Here's the bad news. All of us, like Jonah, have sinned. All of us, like Jonah, have rejected God, we've all rebelled against God, and gone our own way. We've all sailed off to our own Tarshish instead of fearing and obeying God and going to Nineveh. And because of our rebellion and sin, we all deserve to be punished by God. God has the power and right to destroy both our soul and body in hell, because of our sin.

But there's some good news: a few hundred years after Jonah, there was another man asleep on a boat in a storm, and his name was Jesus. And when his disciples wake him up and say to him "don't you care that we're going to die," he gets up and he tells the storm to be quiet, and it stops immediately. And then he rebukes his disciples for being afraid. And what's their response? They're terrified. Of him. Because he has authority over the wind and the waves. They don't realise it yet, but the man sleeping in their boat was Yahweh, not the god of the sea, but the God of heaven who made the sea. The God of heaven who came down as a man to die on a cross, to take our rightful punishment for us. And because of his death on a cross, in the words of Paul in Romans 8, there is now no condemnation for those in Christ Jesus. Jesus is the one who said, "Be afraid of the One who can destroy both soul and body in hell" but he is the one who has the authority to send you to hell, and to save you from it. And if you follow Jesus and you call him your king, you no longer need to fear wrath or condemnation. You no longer need to fear even death itself.

But once you start following Jesus and calling him your Lord and king, that doesn't mean you don't need to fear him anymore. I don't think that fear is the primary way God wants to relate to us. The primary way God wants to relate to us is love. Nevertheless, you should always have a healthy fear of God, and even though fear isn't the primary aspect of our relationship with God, it's an important aspect of our relationship to God.

And it's the same with parents and kids, especially little kids. You want your kids to have a healthy fear of you. You don't want your kids to live in fear of you, you want a loving relationship with your kids. But you do want them to be afraid if they blatantly and deliberately disobey you.

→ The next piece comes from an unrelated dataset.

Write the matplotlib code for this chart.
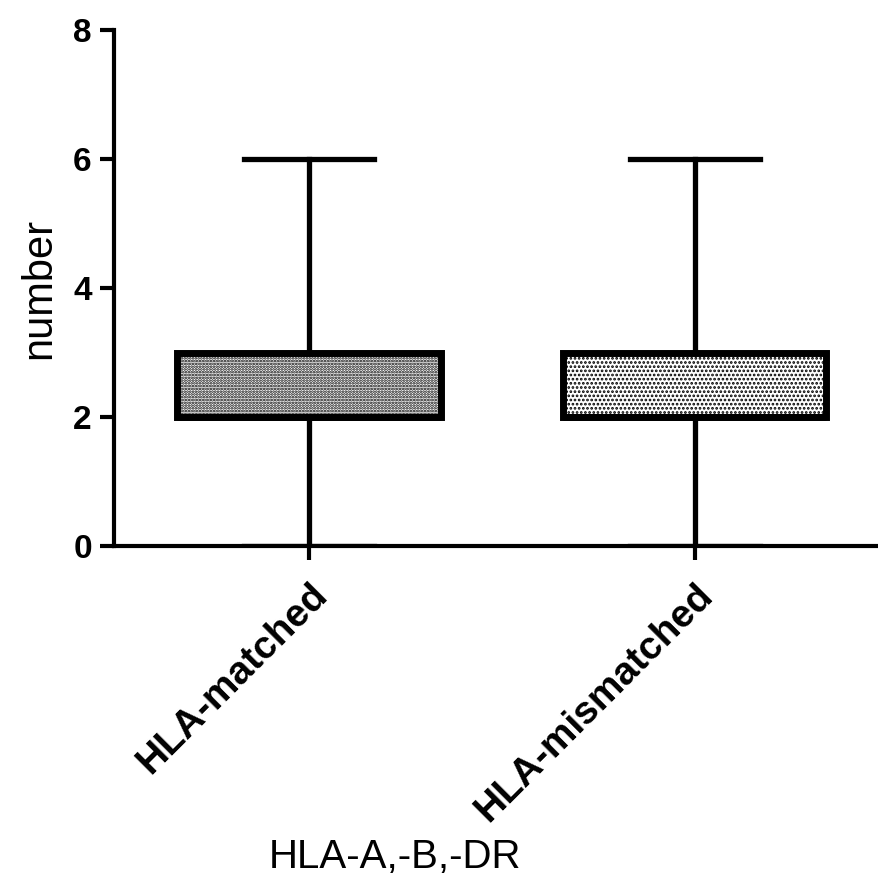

Not because you hate them, but because you love them, and you don't want them to get hurt; you want them to flourish and grow. God does the same thing with us. He doesn't want us to live in fear of him, but because he loves us, he commands us to have a healthy fear of him, a healthy fear of making him angry or upset, a fear that drives us away from sin and things that separate us from his love.

And the cross serves as a reminder of that. Every time we're tempted to sin, the cross reminds us of the terrible penalty of sin. Jesus took that penalty for us, but the cross still reminds us that sin is deadly, and God takes sin extremely seriously. We shouldn't muck around with sin, we shouldn't toy around with rebelling against God, because the cross reminds us that penalty for ultimate rejection of God is terrifying. And God wants us to know that, not because he hates us, but because he loves us.

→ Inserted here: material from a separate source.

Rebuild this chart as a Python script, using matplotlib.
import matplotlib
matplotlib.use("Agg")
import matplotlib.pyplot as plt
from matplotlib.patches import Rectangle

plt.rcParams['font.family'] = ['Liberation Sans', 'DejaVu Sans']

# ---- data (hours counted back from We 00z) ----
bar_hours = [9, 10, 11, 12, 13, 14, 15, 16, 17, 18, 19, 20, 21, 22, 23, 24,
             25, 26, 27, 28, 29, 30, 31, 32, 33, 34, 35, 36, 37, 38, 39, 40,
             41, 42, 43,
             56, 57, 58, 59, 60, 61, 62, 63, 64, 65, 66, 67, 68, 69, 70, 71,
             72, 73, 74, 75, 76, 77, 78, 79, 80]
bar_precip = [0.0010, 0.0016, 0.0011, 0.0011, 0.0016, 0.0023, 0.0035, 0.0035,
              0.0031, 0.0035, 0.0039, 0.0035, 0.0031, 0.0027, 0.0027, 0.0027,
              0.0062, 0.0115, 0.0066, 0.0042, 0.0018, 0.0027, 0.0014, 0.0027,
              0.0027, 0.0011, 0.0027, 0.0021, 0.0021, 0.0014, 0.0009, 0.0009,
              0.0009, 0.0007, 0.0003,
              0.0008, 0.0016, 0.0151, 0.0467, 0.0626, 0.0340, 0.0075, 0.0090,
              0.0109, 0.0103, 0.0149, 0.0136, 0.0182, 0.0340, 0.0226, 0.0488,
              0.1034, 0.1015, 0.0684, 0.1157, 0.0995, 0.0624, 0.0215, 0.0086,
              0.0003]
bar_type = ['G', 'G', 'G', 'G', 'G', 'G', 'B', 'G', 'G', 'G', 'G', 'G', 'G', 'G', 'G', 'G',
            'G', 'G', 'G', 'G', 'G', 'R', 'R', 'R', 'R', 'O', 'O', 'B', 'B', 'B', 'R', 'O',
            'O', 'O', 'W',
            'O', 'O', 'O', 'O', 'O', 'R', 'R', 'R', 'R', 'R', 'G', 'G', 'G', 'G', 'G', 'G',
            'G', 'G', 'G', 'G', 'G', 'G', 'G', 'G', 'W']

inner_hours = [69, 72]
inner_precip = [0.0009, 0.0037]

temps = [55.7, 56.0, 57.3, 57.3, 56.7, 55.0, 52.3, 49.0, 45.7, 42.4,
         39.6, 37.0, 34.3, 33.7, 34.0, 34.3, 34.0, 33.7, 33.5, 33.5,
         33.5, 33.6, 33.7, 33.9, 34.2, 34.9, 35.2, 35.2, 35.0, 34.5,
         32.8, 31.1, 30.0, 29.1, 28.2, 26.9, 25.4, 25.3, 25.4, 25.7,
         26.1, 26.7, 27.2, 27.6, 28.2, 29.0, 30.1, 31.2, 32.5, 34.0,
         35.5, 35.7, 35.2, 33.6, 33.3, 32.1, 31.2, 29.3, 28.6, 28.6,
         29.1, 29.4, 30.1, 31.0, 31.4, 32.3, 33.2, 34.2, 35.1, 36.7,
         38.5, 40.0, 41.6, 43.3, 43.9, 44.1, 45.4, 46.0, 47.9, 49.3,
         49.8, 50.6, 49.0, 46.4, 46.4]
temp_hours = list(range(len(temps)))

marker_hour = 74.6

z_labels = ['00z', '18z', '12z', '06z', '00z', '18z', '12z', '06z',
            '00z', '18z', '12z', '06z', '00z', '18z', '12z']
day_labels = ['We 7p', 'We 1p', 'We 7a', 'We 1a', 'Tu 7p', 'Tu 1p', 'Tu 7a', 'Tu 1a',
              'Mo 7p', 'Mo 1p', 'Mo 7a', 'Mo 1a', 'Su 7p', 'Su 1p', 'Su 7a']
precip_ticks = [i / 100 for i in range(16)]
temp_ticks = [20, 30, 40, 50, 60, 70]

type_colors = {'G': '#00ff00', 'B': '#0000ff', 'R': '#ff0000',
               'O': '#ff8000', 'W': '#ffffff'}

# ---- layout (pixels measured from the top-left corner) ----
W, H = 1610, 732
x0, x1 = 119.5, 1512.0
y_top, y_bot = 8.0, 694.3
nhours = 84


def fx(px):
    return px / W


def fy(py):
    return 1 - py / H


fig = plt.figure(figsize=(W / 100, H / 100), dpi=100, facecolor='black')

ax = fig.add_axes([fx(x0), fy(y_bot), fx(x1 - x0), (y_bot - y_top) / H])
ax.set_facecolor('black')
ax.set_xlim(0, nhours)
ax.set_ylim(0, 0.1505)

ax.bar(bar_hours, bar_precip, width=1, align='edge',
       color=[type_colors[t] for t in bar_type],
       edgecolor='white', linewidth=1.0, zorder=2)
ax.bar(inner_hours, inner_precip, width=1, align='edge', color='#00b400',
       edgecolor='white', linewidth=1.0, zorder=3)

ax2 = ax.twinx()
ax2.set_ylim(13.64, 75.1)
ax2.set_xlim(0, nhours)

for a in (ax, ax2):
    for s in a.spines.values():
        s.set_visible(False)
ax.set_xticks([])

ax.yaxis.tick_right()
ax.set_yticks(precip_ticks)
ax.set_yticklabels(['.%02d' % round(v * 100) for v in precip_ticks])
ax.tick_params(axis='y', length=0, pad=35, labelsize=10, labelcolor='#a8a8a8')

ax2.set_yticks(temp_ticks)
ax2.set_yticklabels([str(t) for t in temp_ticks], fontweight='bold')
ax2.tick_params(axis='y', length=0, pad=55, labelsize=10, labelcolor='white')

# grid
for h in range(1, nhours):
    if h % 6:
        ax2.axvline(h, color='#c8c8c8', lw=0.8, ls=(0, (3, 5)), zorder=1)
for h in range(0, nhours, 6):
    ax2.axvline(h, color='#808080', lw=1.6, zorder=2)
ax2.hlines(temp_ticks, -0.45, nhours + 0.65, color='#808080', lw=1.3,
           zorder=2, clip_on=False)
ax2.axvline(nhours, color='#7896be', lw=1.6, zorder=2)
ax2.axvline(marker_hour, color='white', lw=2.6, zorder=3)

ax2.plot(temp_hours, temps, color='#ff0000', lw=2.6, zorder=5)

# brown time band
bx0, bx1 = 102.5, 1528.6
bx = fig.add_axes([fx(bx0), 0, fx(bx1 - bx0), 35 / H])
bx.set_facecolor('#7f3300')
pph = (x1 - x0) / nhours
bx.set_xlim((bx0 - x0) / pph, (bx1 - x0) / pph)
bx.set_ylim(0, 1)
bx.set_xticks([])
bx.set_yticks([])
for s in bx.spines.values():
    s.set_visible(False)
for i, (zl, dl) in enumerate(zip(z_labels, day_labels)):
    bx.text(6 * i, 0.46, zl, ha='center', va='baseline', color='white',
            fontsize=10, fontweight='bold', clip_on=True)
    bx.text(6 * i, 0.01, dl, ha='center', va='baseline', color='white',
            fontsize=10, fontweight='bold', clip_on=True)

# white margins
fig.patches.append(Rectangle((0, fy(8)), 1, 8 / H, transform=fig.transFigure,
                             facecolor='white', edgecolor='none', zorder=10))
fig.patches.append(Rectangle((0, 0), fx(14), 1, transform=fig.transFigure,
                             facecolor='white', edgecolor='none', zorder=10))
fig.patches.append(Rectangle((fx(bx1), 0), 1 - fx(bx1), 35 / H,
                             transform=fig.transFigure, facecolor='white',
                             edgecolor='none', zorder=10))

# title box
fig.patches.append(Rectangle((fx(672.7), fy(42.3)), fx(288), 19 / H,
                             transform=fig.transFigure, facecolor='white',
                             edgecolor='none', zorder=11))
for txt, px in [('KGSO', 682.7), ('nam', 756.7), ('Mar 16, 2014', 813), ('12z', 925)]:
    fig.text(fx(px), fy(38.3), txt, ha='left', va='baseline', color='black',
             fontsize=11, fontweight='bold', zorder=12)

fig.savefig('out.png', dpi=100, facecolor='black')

And you notice God's love when you read through Jonah. Even though Jonah didn't fear God, and even though God sent the terrifying storm, God still loves Jonah. God still treats Jonah with mercy and kindness. And even when the sailors throw Jonah into the ocean, God sends a big fish to swallow Jonah so that he will be kept safe. And it's not just Jonah God loves, as we'll see. It's the Ninevites as well. God sends Jonah to preach to the Ninevites and tell them that they're about to be destroyed, not because he hates them, but because he loves them. He doesn't want to destroy them.

And as we continue to look at this portrait of a pathetic prophet over the next couple weeks, we will continue to see a kind and merciful God who loves all sorts of people. Even people who rebel against him. People like Jonah. People like us.